Apagão dos programas sociais
Na esteira desse processo, a especialista prevê também a volta de outros tipos de “vale” para compra de gás e alimentos. O que na ponta também pode significar a desmobilização dos programas de incentivo à agricultura familiar. Um processo que já vem em curso desde o início do governo Bolsonaro, em 2019, com a desativação do Conselho Nacional de Segurança Alimentar e Nutricional (Consea) até o desmanche do Cadastro Único para Programas Sociais do governo federal (CadÚnico).
É por isso, segundo Denise, que o encerramento do Bolsa Família e sua substituição pelo Auxílio Brasil não é algo isolado. Mas parte de um projeto de desmonte da política social brasileira.
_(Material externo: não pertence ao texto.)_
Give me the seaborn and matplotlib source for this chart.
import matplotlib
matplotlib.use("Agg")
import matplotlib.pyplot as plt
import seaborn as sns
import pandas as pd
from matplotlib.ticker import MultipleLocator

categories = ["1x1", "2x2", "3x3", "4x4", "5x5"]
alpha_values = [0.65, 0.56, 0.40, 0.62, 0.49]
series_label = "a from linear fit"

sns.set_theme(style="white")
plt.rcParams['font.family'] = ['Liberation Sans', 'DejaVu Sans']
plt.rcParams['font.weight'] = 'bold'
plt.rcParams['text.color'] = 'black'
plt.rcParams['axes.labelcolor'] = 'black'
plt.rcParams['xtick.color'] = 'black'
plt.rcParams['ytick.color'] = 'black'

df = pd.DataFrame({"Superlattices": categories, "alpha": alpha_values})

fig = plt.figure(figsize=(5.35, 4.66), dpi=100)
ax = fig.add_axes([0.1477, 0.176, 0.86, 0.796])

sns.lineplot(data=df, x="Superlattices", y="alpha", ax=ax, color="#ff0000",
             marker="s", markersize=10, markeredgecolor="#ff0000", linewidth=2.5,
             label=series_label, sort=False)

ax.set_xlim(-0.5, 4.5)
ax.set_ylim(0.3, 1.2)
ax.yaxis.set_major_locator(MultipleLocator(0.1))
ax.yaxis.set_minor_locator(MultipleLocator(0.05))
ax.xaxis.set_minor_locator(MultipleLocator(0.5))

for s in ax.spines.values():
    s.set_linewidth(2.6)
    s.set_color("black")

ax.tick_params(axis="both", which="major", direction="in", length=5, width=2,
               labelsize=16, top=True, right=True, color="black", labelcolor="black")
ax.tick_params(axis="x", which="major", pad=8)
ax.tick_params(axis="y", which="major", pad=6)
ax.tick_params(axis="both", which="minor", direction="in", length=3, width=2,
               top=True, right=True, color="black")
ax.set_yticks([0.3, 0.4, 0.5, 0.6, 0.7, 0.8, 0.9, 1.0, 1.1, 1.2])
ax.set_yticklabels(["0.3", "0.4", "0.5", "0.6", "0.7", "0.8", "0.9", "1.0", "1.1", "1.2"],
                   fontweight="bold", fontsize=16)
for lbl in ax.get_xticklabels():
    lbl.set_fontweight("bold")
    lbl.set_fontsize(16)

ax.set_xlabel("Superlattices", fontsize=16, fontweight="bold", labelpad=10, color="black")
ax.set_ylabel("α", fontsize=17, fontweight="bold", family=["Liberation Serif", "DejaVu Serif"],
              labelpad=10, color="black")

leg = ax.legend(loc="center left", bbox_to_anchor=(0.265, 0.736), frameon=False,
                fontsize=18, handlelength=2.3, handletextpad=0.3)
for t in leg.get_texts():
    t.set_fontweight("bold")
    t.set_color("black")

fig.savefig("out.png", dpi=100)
“Há um apagão dos programas sociais há um tempo e ele é sintetizado na MP do Auxílio Brasil”. Com anúncio previsto para novembro deste ano, o programa social deve terminar em dezembro de 2022, sem qualquer planejamento para os anos seguintes. Em outro aspecto, o Auxílio Brasil ainda responsabiliza os mais pobres por sua baixa renda, desconsiderando as marcas da desigualdade no País.